After the Antique, from the Parthenon, on public view in the British Museum
Ferdinand Barbedienne, French, 10 January 1810 – 21 March 1892
Stamped F. Barbedienne Fondeur and Réduction Mécanique A. Collas
Two Fates, Clotho, seated, holding a spindle and Atropos, lying, holding a scroll and a pair of scissors.
Ferdinand Barbedienne was a famous French metal worker and manufacturer. He presided over one of the most renowned and prolific foundries of Belle Époque Paris. His atelier created sculptures, clocks and bronze mounts of the highest quality, and his works were shown at numerous international exhibitions of the period, where he was rewarded with many medals. Among them the Grande Médaille d’Honneur, in Paris in 1855 is particularly noteworthy.
In 1838 he associated with the engineer Achille Collas (1795-1859) who had just invented a process to reproduce statues at a smaller scale.
Together they founded in 1839 the company “Collas et Barbedienne” to reproduce casts of both contemporary artists and Greek and Roman antiquities. While working with Collas, Barbedienne actively pursued contracts with many sculptors of Paris contracting with David D’Angers, Jean-Baptiste Clesinger, and even producing some casts for Antoine Louis Barye as well as others. From 1860 to the years 1890, Barbedienne, eager to research new processes, experimented new techniques in champlevé and cloisonné-enamels, to compete with Japanese importations, very fashionable then.

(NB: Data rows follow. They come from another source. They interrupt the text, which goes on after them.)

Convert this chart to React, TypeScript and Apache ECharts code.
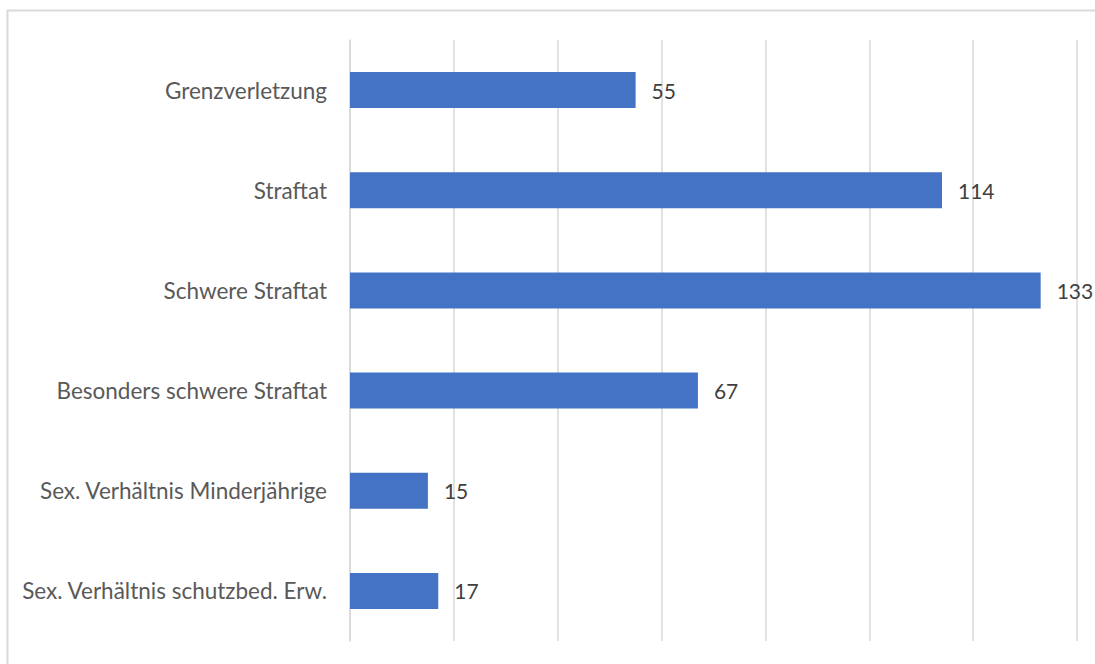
import React, { useEffect, useRef } from "react";
import * as echarts from "echarts";

const categories = [
  "Grenzverletzung",
  "Straftat",
  "Schwere Straftat",
  "Besonders schwere Straftat",
  "Sex. Verhältnis Minderjährige",
  "Sex. Verhältnis schutzbed. Erw.",
];
const values = [55, 114, 133, 67, 15, 17];

export default function App() {
  const ref = useRef<HTMLDivElement>(null);
  useEffect(() => {
    const chart = echarts.init(ref.current!, null, { renderer: "svg" });
    chart.setOption({
      animation: false,
      backgroundColor: "#ffffff",
      textStyle: { fontFamily: "Lato" },
      graphic: [
        {
          type: "rect",
          shape: { x: 7.5, y: 10.5, width: 1200, height: 800 },
          style: { fill: "none", stroke: "#d9d9d9", lineWidth: 2 },
          silent: true,
          z: -1,
        },
      ],
      grid: { left: 350, right: 18, top: 40, bottom: 23 },
      xAxis: {
        type: "value",
        min: 0,
        max: 140,
        interval: 20,
        axisLabel: { show: false },
        axisLine: { show: false },
        axisTick: { show: false },
        splitLine: { show: true, lineStyle: { color: "#d9d9d9", width: 1.5 } },
      },
      yAxis: {
        type: "category",
        inverse: true,
        data: categories,
        axisLine: { show: true, lineStyle: { color: "#d9d9d9", width: 1.5 } },
        axisTick: { show: false },
        axisLabel: { color: "#595959", fontSize: 22.5, margin: 23, fontFamily: "Lato" },
      },
      series: [
        {
          type: "bar",
          data: values,
          barWidth: 36,
          itemStyle: { color: "#4472C4" },
          label: {
            show: true,
            position: "right",
            distance: 16,
            color: "#404040",
            fontSize: 21,
            fontFamily: "Lato",
          },
        },
      ],
    });
    return () => chart.dispose();
  }, []);
  return (
    <div
      ref={ref}
      style={{ position: "fixed", left: 0, top: 0, width: 1095, height: 664 }}
    />
  );
}
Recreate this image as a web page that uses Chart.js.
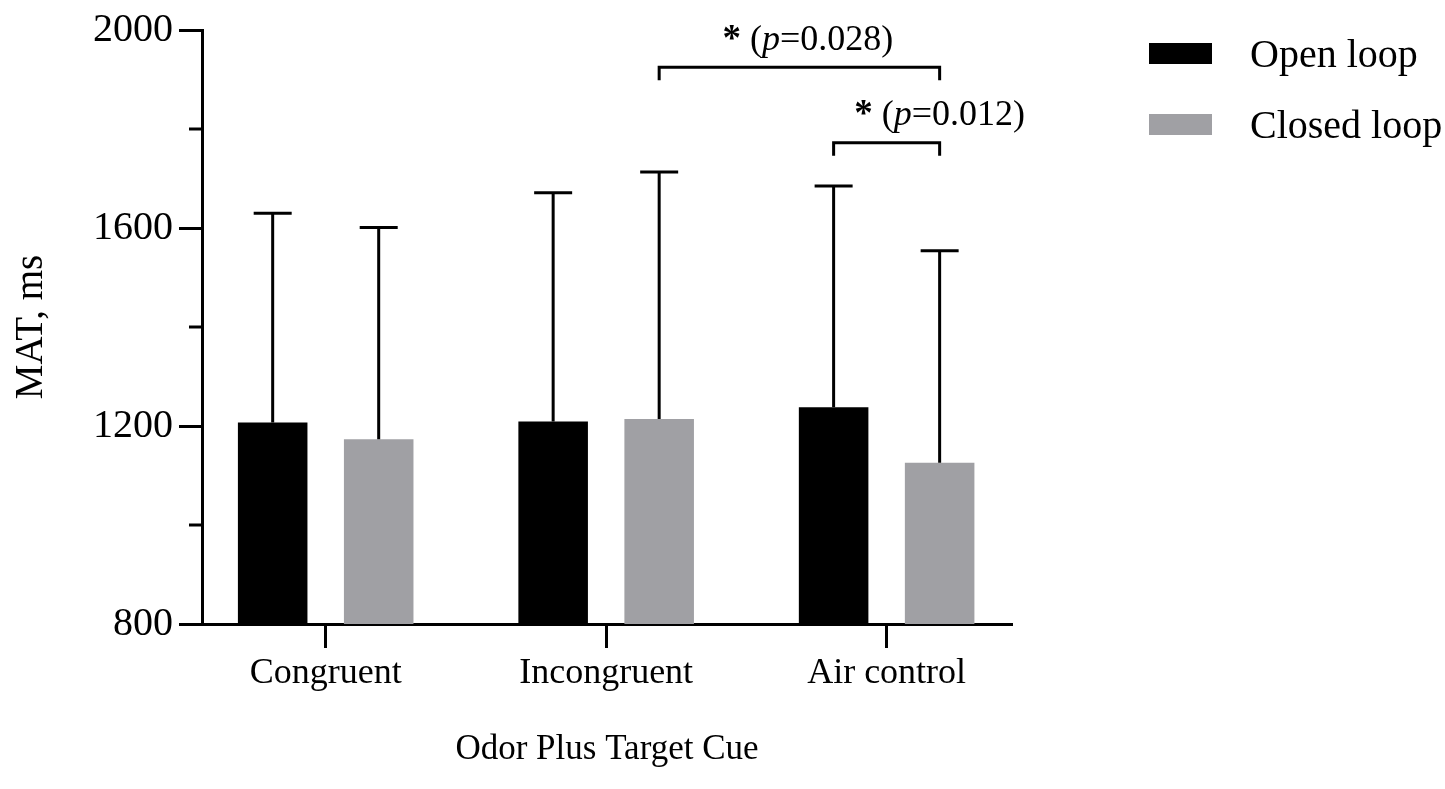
<!DOCTYPE html>
<html>
<head>
<meta charset="utf-8">
<script src="https://cdn.jsdelivr.net/npm/chart.js@4.4.1/dist/chart.umd.min.js"></script>
<style>
  html, body { margin: 0; padding: 0; background: #fff; }
  #wrap { width: 1445px; height: 789px; position: relative; }
</style>
</head>
<body>
<div id="wrap"><canvas id="chart"></canvas></div>
<script>
// données
const categories = ["Congruent", "Incongruent", "Air control"];
const seriesNames = ["Open loop", "Closed loop"];
const openLoopMean = [1207, 1209, 1238];
const closedLoopMean = [1173, 1214, 1126];
const openLoopSD = [423, 462, 447];
const closedLoopSD = [428, 499, 428];
const yTickLabels = [800, 1200, 1600, 2000];
// comparaisons significatives : [catégorie, série] -> [catégorie, série]
const sigFrom = [[1, 1], [2, 0]];
const sigTo = [[2, 1], [2, 1]];
const sigP = ["0.028", "0.012"];

const FONT = "'Liberation Serif', 'Times New Roman', serif";

// barres d'erreur (moyenne + SD)
const errorBarsPlugin = {
  id: "errorBars",
  afterDatasetsDraw(chart) {
    const ctx = chart.ctx;
    const y = chart.scales.y;
    ctx.save();
    ctx.strokeStyle = "#000";
    ctx.lineWidth = 3;
    chart.data.datasets.forEach((ds, di) => {
      const meta = chart.getDatasetMeta(di);
      meta.data.forEach((bar, i) => {
        const top = y.getPixelForValue(ds.data[i].y + ds.sd[i]);
        ctx.beginPath();
        ctx.moveTo(bar.x, bar.y);
        ctx.lineTo(bar.x, top);
        ctx.moveTo(bar.x - 19, top);
        ctx.lineTo(bar.x + 19, top);
        ctx.stroke();
      });
    });
    ctx.restore();
  },
};

// petites graduations intermédiaires de l'axe y
const minorTicksPlugin = {
  id: "minorTicks",
  afterDraw(chart) {
    const ctx = chart.ctx;
    const y = chart.scales.y;
    const left = chart.chartArea.left;
    ctx.save();
    ctx.strokeStyle = "#000";
    ctx.lineWidth = 3;
    y.ticks.forEach((t) => {
      if (yTickLabels.includes(t.value)) return;
      const py = y.getPixelForValue(t.value);
      ctx.beginPath();
      ctx.moveTo(left - 13, py);
      ctx.lineTo(left, py);
      ctx.stroke();
    });
    ctx.restore();
  },
};

// crochets de significativité
const bracketsPlugin = {
  id: "brackets",
  afterDraw(chart, args, opts) {
    const ctx = chart.ctx;
    const y = chart.scales.y;
    ctx.save();
    ctx.strokeStyle = "#000";
    ctx.fillStyle = "#000";
    ctx.lineWidth = 3;
    sigP.forEach((p, k) => {
      const a = chart.getDatasetMeta(sigFrom[k][1]).data[sigFrom[k][0]];
      const b = chart.getDatasetMeta(sigTo[k][1]).data[sigTo[k][0]];
      const ly = y.getPixelForValue(opts.levels[k]);
      ctx.beginPath();
      ctx.moveTo(a.x, ly + 13);
      ctx.lineTo(a.x, ly);
      ctx.lineTo(b.x, ly);
      ctx.lineTo(b.x, ly + 13);
      ctx.stroke();

      const parts = [
        ["*", "bold 37px " + FONT],
        [" (", "36px " + FONT],
        ["p", "italic 36px " + FONT],
        ["=" + p + ")", "36px " + FONT],
      ];
      let total = 0;
      parts.forEach(([t, f]) => { ctx.font = f; total += ctx.measureText(t).width; });
      let tx = a.x + (b.x - a.x) * opts.textPos[k] - total / 2;
      const ty = y.getPixelForValue(opts.textLevels[k]);
      ctx.textBaseline = "alphabetic";
      ctx.textAlign = "left";
      parts.forEach(([t, f]) => {
        ctx.font = f;
        ctx.fillText(t, tx, ty);
        tx += ctx.measureText(t).width;
      });
    });
    ctx.restore();
  },
};

// légende à droite
const legendPlugin = {
  id: "sideLegend",
  afterDraw(chart) {
    const ctx = chart.ctx;
    ctx.save();
    ctx.font = "40px " + FONT;
    ctx.textBaseline = "alphabetic";
    ctx.textAlign = "left";
    const tops = [43, 114];
    chart.data.datasets.forEach((ds, i) => {
      ctx.fillStyle = ds.backgroundColor;
      ctx.fillRect(1149, tops[i], 63, 21);
      ctx.fillStyle = "#000";
      ctx.fillText(ds.label, 1250, tops[i] + 24);
    });
    ctx.restore();
  },
};

new Chart(document.getElementById("chart"), {
  type: "bar",
  data: {
    datasets: [
      {
        label: seriesNames[0],
        data: categories.map((c, i) => ({ x: i + 1, y: openLoopMean[i] })),
        sd: openLoopSD,
        backgroundColor: "#000000",
      },
      {
        label: seriesNames[1],
        data: categories.map((c, i) => ({ x: i + 1, y: closedLoopMean[i] })),
        sd: closedLoopSD,
        backgroundColor: "#a0a0a4",
      },
    ],
  },
  options: {
    responsive: true,
    maintainAspectRatio: false,
    animation: false,
    barPercentage: 0.656,
    categoryPercentage: 0.756,
    layout: { padding: { top: 30, right: 433, left: 0, bottom: 0 } },
    plugins: {
      legend: { display: false },
      tooltip: { enabled: false },
      brackets: { levels: [1925, 1772], textLevels: [1960, 1808], textPos: [0.53, 1.0] },
    },
    scales: {
      x: {
        type: "linear",
        min: 0.559,
        max: 3.447,
        offset: false,
        afterFit: (scale) => { scale.height = 165; },
        ticks: {
          stepSize: 1,
          includeBounds: false,
          autoSkip: false,
          maxRotation: 0,
          padding: 4,
          color: "#000",
          font: { family: FONT, size: 36 },
          callback: (v) => categories[v - 1] || "",
        },
        grid: { offset: false, drawOnChartArea: false, tickLength: 24, tickWidth: 3, tickColor: "#000" },
        border: { display: true, color: "#000", width: 3 },
        title: {
          display: true,
          text: "Odor Plus Target Cue",
          color: "#000",
          font: { family: FONT, size: 35 },
          padding: { top: 0, bottom: 18 },
        },
      },
      y: {
        min: 800,
        max: 2000,
        afterFit: (scale) => { scale.width = 202; },
        ticks: {
          stepSize: 200,
          padding: 6,
          color: "#000",
          font: { family: FONT, size: 40 },
          callback: (v) => (yTickLabels.includes(v) ? String(v) : ""),
        },
        grid: {
          drawOnChartArea: false,
          tickLength: 23,
          tickWidth: 3,
          tickColor: (c) => (c.tick && yTickLabels.includes(c.tick.value) ? "#000" : "rgba(0,0,0,0)"),
        },
        border: { display: true, color: "#000", width: 3 },
        title: {
          display: true,
          text: "MAT, ms",
          color: "#000",
          font: { family: FONT, size: 39 },
          padding: { top: 8, bottom: 0 },
        },
      },
    },
  },
  plugins: [errorBarsPlugin, minorTicksPlugin, bracketsPlugin, legendPlugin],
});
</script>
</body>
</html>
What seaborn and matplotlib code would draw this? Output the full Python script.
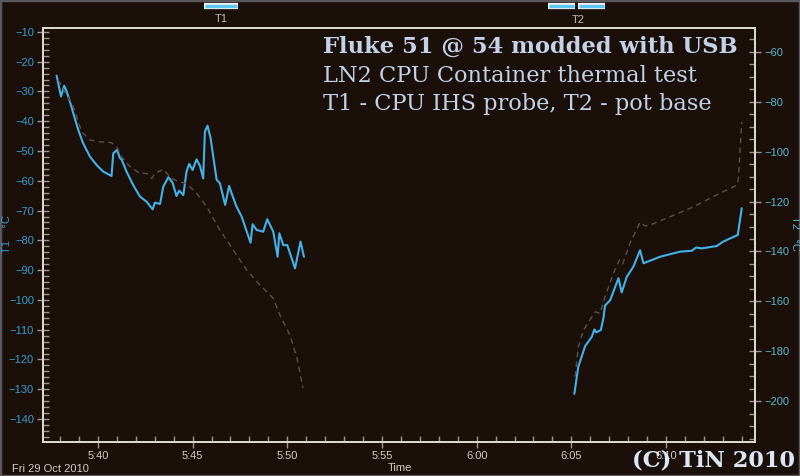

When Collas died in 1859, the business was left to Barbedienne as sole owner. The company who had over 300 employees was prosperous as well in the field of reproductions as in its department specialized in the casting of monumental bronzes.
In 1865, he was appointed President of the Reunion of Bronze Makers until 1885.
After the 1870 war, Barbedienne resumed successfully his business and most of his production was intended for export. When he died in 1892, his flourishing business was taken on by his nephew Gustave Leblanc, who kept it at the highest standards.